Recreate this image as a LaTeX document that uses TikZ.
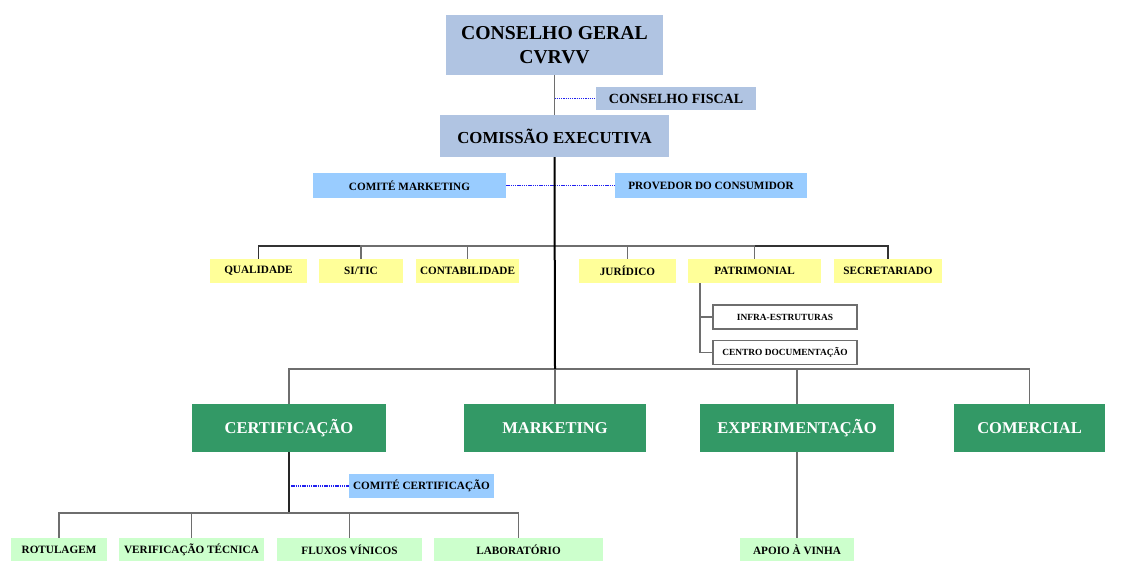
\documentclass[tikz,border=0pt]{standalone}
\usepackage{fontspec}
\setmainfont{Liberation Serif}
\usepackage{tikz}
\usetikzlibrary{calc}
\definecolor{cgblue}{HTML}{B0C4E2}
\definecolor{comiteblue}{HTML}{99CCFF}
\definecolor{staffyellow}{HTML}{FFFF99}
\definecolor{deptgreen}{HTML}{339966}
\definecolor{unitgreen}{HTML}{CCFFCC}
\definecolor{linkgray}{HTML}{6E6E6E}
\definecolor{dotblue}{HTML}{2020F0}
\newcommand{\fs}[1]{\fontsize{#1}{#1}\selectfont}
\tikzset{
  box/.style={inner sep=0pt, font=\bfseries, text=black},
  topbox/.style={box, fill=cgblue},
  comitebox/.style={box, fill=comiteblue, font=\bfseries\fs{11.2}},
  staffbox/.style={box, fill=staffyellow, font=\bfseries\fs{11.2}, minimum height=24},
  subbox/.style={box, fill=white, draw=linkgray, line width=1.1pt, font=\bfseries\fs{9.4}, minimum width=144, minimum height=24},
  deptbox/.style={box, fill=deptgreen, text=white, font=\bfseries\fs{16.5}, minimum height=48},
  unitbox/.style={box, fill=unitgreen, font=\bfseries\fs{11.2}, minimum height=23},
  link/.style={draw=linkgray, line width=1.4pt},
  trunk/.style={draw=black, line width=2pt},
  dotlink/.style={draw=dotblue, line width=1.1pt, dash pattern=on 1.3pt off 0.9pt}
}

\begin{document}
\begin{tikzpicture}[x=1pt, y=-1pt]
        \useasboundingbox (0,0) rectangle (1143,578);
        % top
        \node[topbox, minimum width=217, minimum height=60, align=center, font=\bfseries\fontsize{19.7}{24}\selectfont] (cg) at (554.5,45) {CONSELHO GERAL\\CVRVV};
        \node[topbox, minimum width=160, minimum height=23, font=\bfseries\fs{14}] (cf) at (676,98.5) {CONSELHO FISCAL};
        \node[topbox, minimum width=229, minimum height=42, font=\bfseries\fs{16.8}] (ce) at (554.5,136) {COMISSÃO EXECUTIVA};
        \node[comitebox, minimum width=193, minimum height=25] (cmk) at (409.5,185.5) {COMITÉ MARKETING};
        \node[comitebox, minimum width=192, minimum height=25] (pc) at (711,185.5) {PROVEDOR DO CONSUMIDOR};
        % staff
        \node[staffbox, minimum width=97] (qual) at (258.5,271) {QUALIDADE};
        \node[staffbox, minimum width=84] (si) at (361,271) {SI/TIC};
        \node[staffbox, minimum width=103] (cont) at (467.5,271) {CONTABILIDADE};
        \node[staffbox, minimum width=97] (jur) at (627.5,271) {JURÍDICO};
        \node[staffbox, minimum width=133] (pat) at (754.5,271) {PATRIMONIAL};
        \node[staffbox, minimum width=108] (secr) at (888,271) {SECRETARIADO};
        \node[subbox] (infra) at (785,317) {INFRA-ESTRUTURAS};
        \node[subbox] (cdoc) at (785,352.5) {CENTRO DOCUMENTAÇÃO};
        % departments
        \node[deptbox, minimum width=194] (cert) at (289,428) {CERTIFICAÇÃO};
        \node[deptbox, minimum width=182] (mkt) at (555,428) {MARKETING};
        \node[deptbox, minimum width=194] (exp) at (797,428) {EXPERIMENTAÇÃO};
        \node[deptbox, minimum width=151] (com) at (1029.5,428) {COMERCIAL};
        \node[comitebox, minimum width=145, minimum height=24] (ccert) at (421.5,486) {COMITÉ CERTIFICAÇÃO};
        % units
        \node[unitbox, minimum width=96] (rot) at (59,549.5) {ROTULAGEM};
        \node[unitbox, minimum width=145] (vt) at (191.5,549.5) {VERIFICAÇÃO TÉCNICA};
        \node[unitbox, minimum width=145] (flx) at (349.5,549.5) {FLUXOS VÍNICOS};
        \node[unitbox, minimum width=169] (lab) at (518.5,549.5) {LABORATÓRIO};
        \node[unitbox, minimum width=114] (apoio) at (797,549.5) {APOIO À VINHA};

        % bus points
        \coordinate (sbus) at (555,246);
        \coordinate (mbus) at (555,369);
        \coordinate (cbus) at (289,513);
        \coordinate (patx) at (700,283);

        % links
        \draw[dotlink] (cg.south |- cf.west) -- (cf.west);
        \draw[dotlink] (cmk.east) -- (pc.west);
        \draw[dotlink] (cert.south |- ccert.west) -- (ccert.west);
        \draw[link, line width=1.6pt] (cg.south) -- (ce.north);
        \draw[link, draw=black!80] (sbus) -| (qual.north);
        \draw[link, draw=black!80] (sbus) -| (secr.north);
        \draw[link] (sbus) -| (si.north);
        \draw[link] (sbus) -| (cont.north);
        \draw[link] (sbus) -| (jur.north);
        \draw[link] (sbus) -| (pat.north);
        \draw[link] (patx) |- (infra.west);
        \draw[link] (patx) |- (cdoc.west);
        \draw[link] (mbus) -| (cert.north);
        \draw[link] (mbus) -| (com.north);
        \draw[link] (mbus) -| (exp.north);
        \draw[link] (mbus) -- (mkt.north);
        \draw[trunk] (ce.south) -- (mbus);
        \draw[link, draw=black!85, line width=1.8pt] (cert.south) -- (cbus);
        \draw[link] (cbus) -| (rot.north);
        \draw[link] (cbus) -| (vt.north);
        \draw[link] (cbus) -| (flx.north);
        \draw[link] (cbus) -| (lab.north);
        \draw[link] (exp.south) -- (apoio.north);

    \end{tikzpicture}
\end{document}
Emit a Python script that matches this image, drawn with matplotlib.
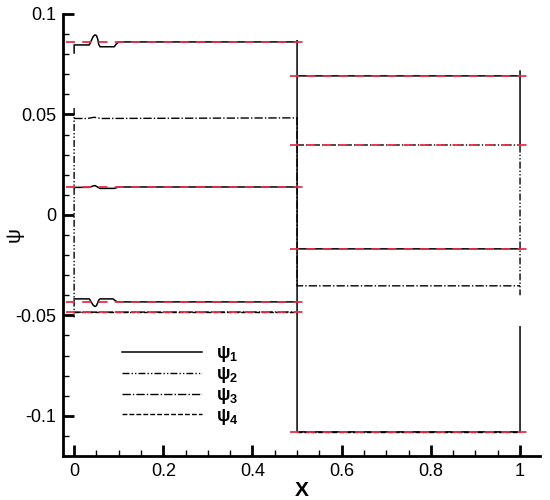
import matplotlib
matplotlib.use("Agg")
import matplotlib.pyplot as plt
import numpy as np

plt.rcParams["font.family"] = ["Liberation Sans", "DejaVu Sans"]
plt.rcParams["mathtext.fontset"] = "custom"
plt.rcParams["mathtext.rm"] = "Liberation Sans:bold"
plt.rcParams["mathtext.it"] = "Liberation Sans:bold"
plt.rcParams["mathtext.bf"] = "Liberation Sans:bold"

nan = np.nan

# psi_1 (solid) - several pieces separated by nan
psi1_x = [0, 0, 0.034, 0.039, 0.043, 0.047, 0.050, 0.053, 0.055, 0.058, 0.090, 0.095, 0.100, 0.5, 0.5, 0.5, 1.0, 1.0, nan,
          0, 0.034, 0.041, 0.047, 0.053, 0.058, 0.090, 0.100, 0.5, nan,
          0, 0.034, 0.039, 0.043, 0.047, 0.050, 0.053, 0.055, 0.058, 0.087, 0.093, 0.098, 0.5, nan,
          0.5, 1.0, nan, 1.0, 1.0, nan,
          0.5, 1.0]
psi1_y = [0.0806, 0.0846, 0.0846, 0.0870, 0.0889, 0.0896, 0.0893, 0.0875, 0.0850, 0.0837, 0.0837, 0.0852, 0.0861, 0.0861, 0.0866, -0.108, -0.108, -0.0557, nan,
          0.0137, 0.0137, 0.0143, 0.0146, 0.0138, 0.0132, 0.0132, 0.0139, 0.0139, nan,
          -0.0418, -0.0418, -0.0436, -0.0450, -0.0456, -0.0452, -0.0437, -0.0425, -0.0418, -0.0418, -0.0428, -0.0433, -0.0433, nan,
          0.0692, 0.0692, nan, 0.0716, 0.0348, nan,
          -0.0169, -0.0169]

# psi_2 (dash-dot-dot)
psi2_x = [0, 0, nan, 0, 0.5, nan, 0.5, 1.0, 1.0]
psi2_y = [0.0532, -0.051, nan, -0.0484, -0.0483, nan, 0.0348, 0.0348, -0.040]

# psi_3 (dash-dot)
psi3_x = [0, 0.03, 0.045, 0.06, 0.5, 0.5, 1.0]
psi3_y = [0.0480, 0.0480, 0.0486, 0.0480, 0.0483, -0.0353, -0.0353]

# psi_4 (dashed)
psi4_x = [0, 0.5, nan, 0.5, 1.0]
psi4_y = [-0.0483, -0.0483, nan, -0.108, -0.108]

# reference levels (red dashed)
ref_left = [0.0861, 0.0139, -0.0433, -0.0483]
ref_right = [0.0692, 0.0348, -0.0169, -0.108]
ref_left_span = [-0.018, 0.523]
ref_right_span = [0.485, 1.03]

fig = plt.figure(figsize=(5.5, 5.0), dpi=100)
ax = fig.add_axes([0.1145, 0.088, 0.8675, 0.884])

l1, = ax.plot(psi1_x, psi1_y, color="black", lw=1.1, ls="-", label=r"$\psi_1$")
l2, = ax.plot(psi2_x, psi2_y, color="black", lw=1.0, ls=(0, (5, 1.5, 1, 1.5, 1, 1.5)), label=r"$\psi_2$")
l3, = ax.plot(psi3_x, psi3_y, color="black", lw=1.0, ls=(0, (6, 1.5, 1, 1.5)), label=r"$\psi_3$")
l4, = ax.plot(psi4_x, psi4_y, color="black", lw=1.0, ls=(0, (3.5, 1.5)), label=r"$\psi_4$")

for v in ref_left:
    ax.plot(ref_left_span, [v, v], color="#e8304a", lw=1.3, ls=(0, (5, 4)))
for v in ref_right:
    ax.plot(ref_right_span, [v, v], color="#e8304a", lw=1.3, ls=(0, (5, 4)))

ax.set_xlim(-0.025, 1.045)
ax.set_ylim(-0.12, 0.1)

ax.spines["top"].set_visible(False)
ax.spines["right"].set_visible(False)
ax.spines["left"].set_linewidth(2)
ax.spines["bottom"].set_linewidth(2)

xt = [0, 0.2, 0.4, 0.6, 0.8, 1.0]
xt_labels = ["0", "0.2", "0.4", "0.6", "0.8", "1"]
yt = [0.1, 0.05, 0, -0.05, -0.1]
yt_labels = ["0.1", "0.05", "0", "-0.05", "-0.1"]
ax.set_xticks(xt)
ax.set_xticklabels(xt_labels)
ax.set_yticks(yt)
ax.set_yticklabels(yt_labels)
ax.set_xticks(np.arange(0, 1.05, 0.05), minor=True)
ax.set_yticks(np.arange(-0.12, 0.1001, 0.01), minor=True)
ax.tick_params(which="major", direction="in", length=8, width=2, labelsize=13, pad=5)
ax.tick_params(which="minor", direction="in", length=4, width=1)

ax.set_xlabel("X", fontsize=15, fontweight="bold", labelpad=1)
ax.set_ylabel("ψ", fontsize=15)
ax.yaxis.set_label_coords(-0.082, 0.5)

ax.legend(handles=[l1, l2, l3, l4], loc="upper left", bbox_to_anchor=(0.09, 0.29),
          frameon=False, fontsize=13, handlelength=4.4, labelspacing=0.05,
          handletextpad=0.8)

fig.savefig("out.png", dpi=100)
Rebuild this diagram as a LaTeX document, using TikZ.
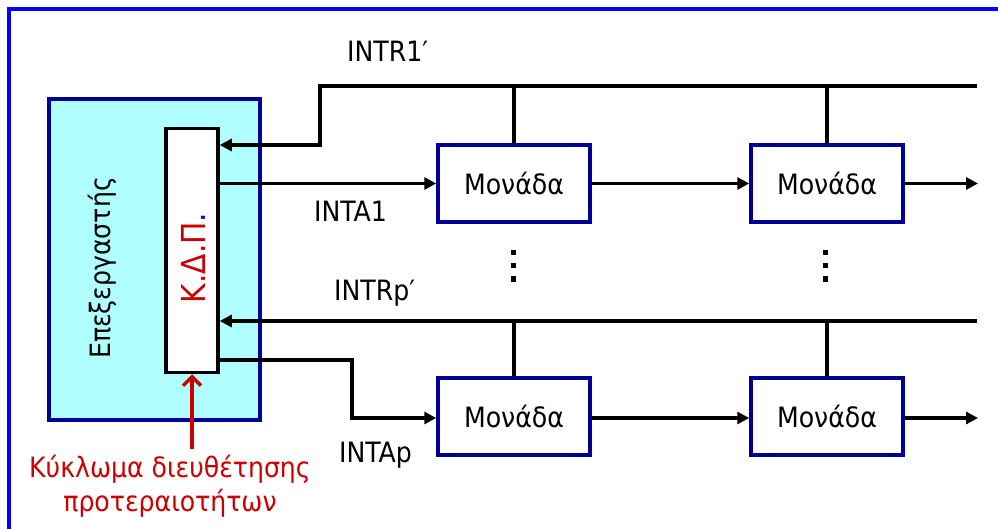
\documentclass[tikz,border=0pt]{standalone}
\usepackage{fontspec}
\setmainfont{DejaVu Sans Condensed}
\usetikzlibrary{arrows.meta}
\definecolor{frameblue}{RGB}{0,0,255}
\definecolor{boxblue}{RGB}{0,0,153}
\definecolor{procfill}{RGB}{175,255,255}
\definecolor{redtxt}{RGB}{204,0,0}
\begin{document}
\begin{tikzpicture}[x=1pt,y=-1pt,
  every node/.style={font=\fontsize{28}{34}\selectfont, inner sep=0pt},
  wire/.style={line width=3.5pt, black},
  arr/.style={wire, -{Triangle[length=12pt,width=12pt]}},
  unitbox/.style={draw=boxblue, fill=white, line width=3.5pt, minimum width=152pt, minimum height=77pt},
  procbox/.style={draw=boxblue, fill=procfill, line width=3.5pt, minimum width=211pt, minimum height=321pt},
  kdpbox/.style={draw=black, fill=white, line width=3.5pt, minimum width=52pt, minimum height=244pt},
  dotsq/.style={fill=black, minimum width=5pt, minimum height=5pt},
  lbl/.style={anchor=base west}
]
\useasboundingbox (0,0) rectangle (998,529);
\fill[white] (0,0) rectangle (998,529);
\draw[frameblue, line width=3.5pt] (9,9) rectangle (1010,545);

% processor and priority circuit
\node[procbox] (proc) at (154.5,259.5) {};
\node[rotate=90, anchor=base] (proclbl) at (110,268) {Επεξεργαστής};
\node[kdpbox] (kdp) at (192,250.5) {};
\node[rotate=90, anchor=base, text=redtxt, font=\fontsize{33}{36}\selectfont] (kdplbl) at (205,258) {Κ.Δ.Π\textcolor{frameblue}{.}};

% units
\node[unitbox] (m11) at (514,183.5) {Μονάδα};
\node[unitbox] (m12) at (827,183.5) {Μονάδα};
\node[unitbox] (mp1) at (514,416.5) {Μονάδα};
\node[unitbox] (mp2) at (827,416.5) {Μονάδα};

% dots
\foreach \n/\x in {a/513,b/825}{
  \node[dotsq] (d\n1) at (\x,253) {};
  \node[dotsq] (d\n2) at (\x,266) {};
  \node[dotsq] (d\n3) at (\x,279) {};
}

% coordinates
\coordinate (b1r) at (977,86);
\coordinate (b1k) at (320,86);
\coordinate (b1j) at (320,145);
\coordinate (bpr) at (977,321);
\coordinate (o1) at (978,185);
\coordinate (op) at (978,418);
\coordinate (ap) at (219,360);
\coordinate (apk) at (352,360);

% INTR1' bus
\draw[arr] (b1r) -- (b1k) -- (b1j) -- (kdp.east |- b1j);
\draw[wire] (m11.north |- b1r) -- (m11.north);
\draw[wire] (m12.north |- b1r) -- (m12.north);
% INTA1 chain
\draw[arr] (kdp.east |- m11.west) -- (m11.west);
\draw[arr] (m11.east) -- (m12.west);
\draw[arr] (m12.east) -- (m12.east -| o1);

% INTRp' bus
\draw[arr] (bpr) -- (kdp.east |- bpr);
\draw[wire] (mp1.north |- bpr) -- (mp1.north);
\draw[wire] (mp2.north |- bpr) -- (mp2.north);
% INTAp chain
\draw[arr] (ap) -- (apk) |- (mp1.west |- op);
\draw[arr] (mp1.east |- op) -- (mp2.west |- op);
\draw[arr] (mp2.east |- op) -- (op);

% labels
\node[lbl] (lr1) at (347,62) {INTR1′};
\node[lbl] (la1) at (314,222) {INTA1};
\node[lbl] (lrp) at (334,301) {INTRp′};
\node[lbl] (lap) at (339,462) {INTAp};

% priority circuit label
\coordinate (rs) at (192,449);
\draw[redtxt, line width=3.5pt, -{Straight Barb[length=9pt,width=18pt]}] (rs) -- (kdp.south);
\node[text=redtxt, align=center, anchor=north] (kl) at (170,455) {Κύκλωμα διευθέτησης\\προτεραιοτήτων};
\end{tikzpicture}
\end{document}
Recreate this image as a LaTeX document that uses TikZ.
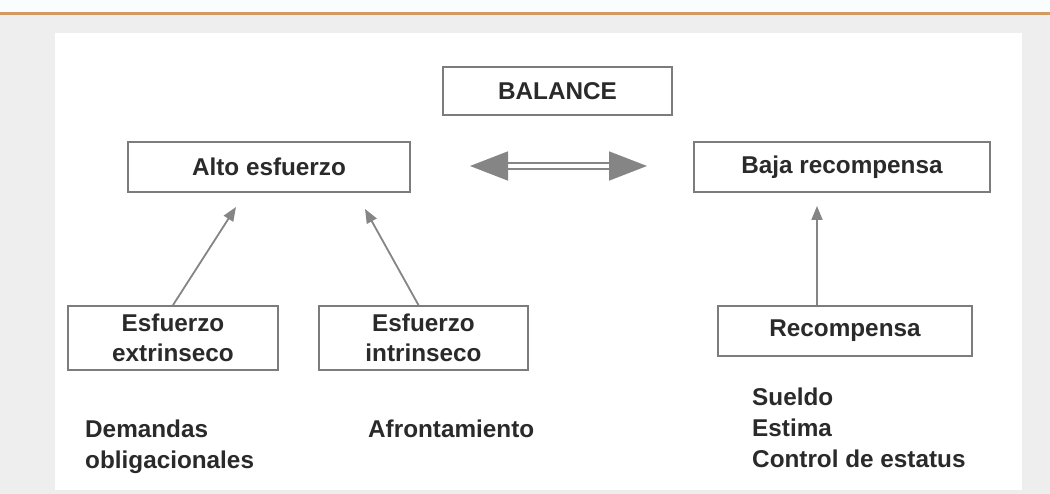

Exercise brief.
Tell how many lines of the material above hold "matplotlib", answering with a bare number.

Solution to this exercise.
4